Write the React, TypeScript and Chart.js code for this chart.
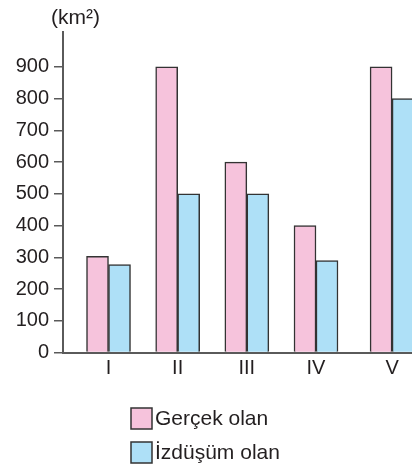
import React, { useEffect, useRef } from "react";
import { Chart, registerables } from "chart.js";

Chart.register(...registerables);

const categories = ["I", "II", "III", "IV", "V"];
const categoryPositions = [1, 2, 3, 4, 5.1];
const realValues = [303, 900, 600, 400, 900];
const projectedValues = [277, 500, 500, 290, 800];
const yTickValues = [0, 100, 200, 300, 400, 500, 600, 700, 800, 900];
const seriesLabels = ["Gerçek olan", "İzdüşüm olan"];
const unitLabel = "(km²)";

const FONT = "'Liberation Sans', Arial, Helvetica, sans-serif";
const TEXT = "#231f20";
const PINK = "#f6c3dc";
const BLUE = "#aee0f7";
const EDGE = "#333333";
const AXIS = "#5a5a5a";

const extrasPlugin = {
  id: "extras",
  afterDraw(chart: any) {
    const ctx = chart.ctx as CanvasRenderingContext2D;
    const area = chart.chartArea;
    ctx.save();
    // unit title
    ctx.font = `21px ${FONT}`;
    ctx.fillStyle = TEXT;
    ctx.textAlign = "left";
    ctx.textBaseline = "alphabetic";
    ctx.fillText(unitLabel, area.left - 12, area.top - 8);
    // stacked legend
    const size = 21;
    chart.data.datasets.forEach((ds: any, i: number) => {
      const bx = 131;
      const by = area.bottom + 55.5 + i * 34;
      ctx.fillStyle = ds.backgroundColor;
      ctx.fillRect(bx, by, size, size);
      ctx.strokeStyle = EDGE;
      ctx.lineWidth = 1.5;
      ctx.strokeRect(bx, by, size, size);
      ctx.fillStyle = TEXT;
      ctx.font = `21px ${FONT}`;
      ctx.textBaseline = "middle";
      ctx.fillText(ds.label, bx + size + 3, by + size / 2 + 1);
    });
    ctx.restore();
  },
};

export default function App() {
  const canvasRef = useRef<HTMLCanvasElement | null>(null);

  useEffect(() => {
    if (!canvasRef.current) return;
    const chart = new Chart(canvasRef.current, {
      type: "bar",
      data: {
        datasets: [
          {
            label: seriesLabels[0],
            data: categoryPositions.map((x, i) => ({ x, y: realValues[i] })),
            backgroundColor: PINK,
            borderColor: EDGE,
            borderWidth: 1.5,
            barThickness: 22,
          },
          {
            label: seriesLabels[1],
            data: categoryPositions.map((x, i) => ({ x, y: projectedValues[i] })),
            backgroundColor: BLUE,
            borderColor: EDGE,
            borderWidth: 1.5,
            barThickness: 22,
          },
        ],
      },
      options: {
        responsive: false,
        animation: false,
        layout: { padding: { top: 32, bottom: 79.5, left: 0, right: 0 } },
        plugins: {
          legend: { display: false },
          title: { display: false },
          tooltip: { enabled: false },
        },
        scales: {
          x: {
            type: "linear",
            offset: false,
            min: 0.342,
            max: 5.388,
            grid: { display: false, offset: false, drawTicks: false },
            border: { display: true, color: AXIS, width: 2 },
            afterBuildTicks: (scale: any) => {
              scale.ticks = categoryPositions.map((v) => ({ value: v }));
            },
            afterFit: (scale: any) => {
              scale.height = 34;
            },
            ticks: {
              autoSkip: false,
              maxRotation: 0,
              padding: 4,
              color: TEXT,
              font: { family: FONT, size: 20 },
              callback: (_v: any, i: number) => categories[i],
            },
          },
          y: {
            type: "linear",
            min: 0,
            max: 1010,
            grid: {
              display: true,
              drawOnChartArea: false,
              drawTicks: true,
              tickLength: 9,
              color: AXIS,
              lineWidth: 1.5,
            },
            border: { display: true, color: AXIS, width: 2 },
            afterBuildTicks: (scale: any) => {
              scale.ticks = yTickValues.map((v) => ({ value: v }));
            },
            afterFit: (scale: any) => {
              scale.width = 63;
            },
            ticks: {
              padding: 5,
              color: TEXT,
              font: { family: FONT, size: 20 },
            },
          },
        },
      },
      plugins: [extrasPlugin],
    } as any);
    return () => chart.destroy();
  }, []);

  return (
    <div style={{ position: "absolute", left: 0, top: 0, width: 412, height: 466, background: "#fff" }}>
      <canvas ref={canvasRef} width={412} height={466} style={{ display: "block" }} />
    </div>
  );
}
§ §
Copy each line exactly, and leave the pictures out of your copy.

Write the React, TypeScript and Chart.js code for this chart.
import React, { useEffect, useRef } from "react";
import { Chart, registerables } from "chart.js";

Chart.register(...registerables);

const categories = ["I", "II", "III", "IV", "V"];
const categoryPositions = [1, 2, 3, 4, 5.1];
const realValues = [303, 900, 600, 400, 900];
const projectedValues = [277, 500, 500, 290, 800];
const yTickValues = [0, 100, 200, 300, 400, 500, 600, 700, 800, 900];
const seriesLabels = ["Gerçek olan", "İzdüşüm olan"];
const unitLabel = "(km²)";

const FONT = "'Liberation Sans', Arial, Helvetica, sans-serif";
const TEXT = "#231f20";
const PINK = "#f6c3dc";
const BLUE = "#aee0f7";
const EDGE = "#333333";
const AXIS = "#5a5a5a";

const extrasPlugin = {
  id: "extras",
  afterDraw(chart: any) {
    const ctx = chart.ctx as CanvasRenderingContext2D;
    const area = chart.chartArea;
    ctx.save();
    // unit title
    ctx.font = `21px ${FONT}`;
    ctx.fillStyle = TEXT;
    ctx.textAlign = "left";
    ctx.textBaseline = "alphabetic";
    ctx.fillText(unitLabel, area.left - 12, area.top - 8);
    // stacked legend
    const size = 21;
    chart.data.datasets.forEach((ds: any, i: number) => {
      const bx = 131;
      const by = area.bottom + 55.5 + i * 34;
      ctx.fillStyle = ds.backgroundColor;
      ctx.fillRect(bx, by, size, size);
      ctx.strokeStyle = EDGE;
      ctx.lineWidth = 1.5;
      ctx.strokeRect(bx, by, size, size);
      ctx.fillStyle = TEXT;
      ctx.font = `21px ${FONT}`;
      ctx.textBaseline = "middle";
      ctx.fillText(ds.label, bx + size + 3, by + size / 2 + 1);
    });
    ctx.restore();
  },
};

export default function App() {
  const canvasRef = useRef<HTMLCanvasElement | null>(null);

  useEffect(() => {
    if (!canvasRef.current) return;
    const chart = new Chart(canvasRef.current, {
      type: "bar",
      data: {
        datasets: [
          {
            label: seriesLabels[0],
            data: categoryPositions.map((x, i) => ({ x, y: realValues[i] })),
            backgroundColor: PINK,
            borderColor: EDGE,
            borderWidth: 1.5,
            barThickness: 22,
          },
          {
            label: seriesLabels[1],
            data: categoryPositions.map((x, i) => ({ x, y: projectedValues[i] })),
            backgroundColor: BLUE,
            borderColor: EDGE,
            borderWidth: 1.5,
            barThickness: 22,
          },
        ],
      },
      options: {
        responsive: false,
        animation: false,
        layout: { padding: { top: 32, bottom: 79.5, left: 0, right: 0 } },
        plugins: {
          legend: { display: false },
          title: { display: false },
          tooltip: { enabled: false },
        },
        scales: {
          x: {
            type: "linear",
            offset: false,
            min: 0.342,
            max: 5.388,
            grid: { display: false, offset: false, drawTicks: false },
            border: { display: true, color: AXIS, width: 2 },
            afterBuildTicks: (scale: any) => {
              scale.ticks = categoryPositions.map((v) => ({ value: v }));
            },
            afterFit: (scale: any) => {
              scale.height = 34;
            },
            ticks: {
              autoSkip: false,
              maxRotation: 0,
              padding: 4,
              color: TEXT,
              font: { family: FONT, size: 20 },
              callback: (_v: any, i: number) => categories[i],
            },
          },
          y: {
            type: "linear",
            min: 0,
            max: 1010,
            grid: {
              display: true,
              drawOnChartArea: false,
              drawTicks: true,
              tickLength: 9,
              color: AXIS,
              lineWidth: 1.5,
            },
            border: { display: true, color: AXIS, width: 2 },
            afterBuildTicks: (scale: any) => {
              scale.ticks = yTickValues.map((v) => ({ value: v }));
            },
            afterFit: (scale: any) => {
              scale.width = 63;
            },
            ticks: {
              padding: 5,
              color: TEXT,
              font: { family: FONT, size: 20 },
            },
          },
        },
      },
      plugins: [extrasPlugin],
    } as any);
    return () => chart.destroy();
  }, []);

  return (
    <div style={{ position: "absolute", left: 0, top: 0, width: 412, height: 466, background: "#fff" }}>
      <canvas ref={canvasRef} width={412} height={466} style={{ display: "block" }} />
    </div>
  );
}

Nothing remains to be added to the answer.